Queen Elizabeth I could never have eaten soup: the word did not enter English until the mid seventeenth century, fifty years after her death. She did, however, eat souplike foods with names such as pottage and broth, and no doubt she also dined occasionally on something called a sop, a piece of bread soaked in broth. In fact, the word soup derives from the same source as sop, and even originally meant the same thing—a soaked piece of bread. The common source that soup and sop developed from, although by different routes, was the Germanic word sup, meaning juice or sap. This Germanic word evolved more or less directly into the Old English sop, the soaked-bread dish whose name was first recorded in the twelfth century; although sops are no longer commonly eaten, the word itself persists in phrases like sopping wet and in words like milksop, a bread-slice soaked in milk whose name became synonymous in the thirteenth century with effeminate men. Taking a different and less direct path, the Germanic sup also entered Late Latin as suppa, which evolved into the French soupe, originally denoting the soaked bread-slice itself, but eventually coming to mean the broth in which the bread was soaked.

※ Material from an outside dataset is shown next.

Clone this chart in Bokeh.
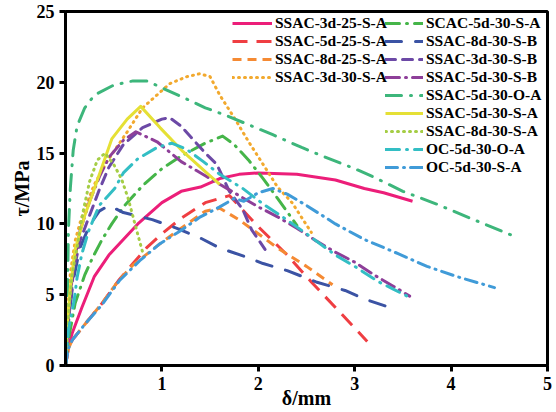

English borrowed this soupe from French and bestowed it upon a liquid food thicker than a broth but thinner than a pottage. Still other English words also developed from the Germanic sup, including sob—a tearful and therefore watery cry of anguish—and sip—the action of drinking small amounts at a time. Perhaps the most familiar descendent, however, is supper, from the Germanic sup, French developed super, a word meaning to eat the evening meal (this super is no relation to the super in superman); English borrowed the French super at the end of the thirteenth century, using it as the name of the day’s last meal and adding another p to the word in the process.
Soup, commonly gracing the table as the introductory course of a luncheon or dinner, or even taking center stage as the main dish of a light lunch or supper, serves a dual purpose. Not only does it awaken and stimulate the appetite for the forthcoming courses, but it also contributes substantial nutritional value to the meal.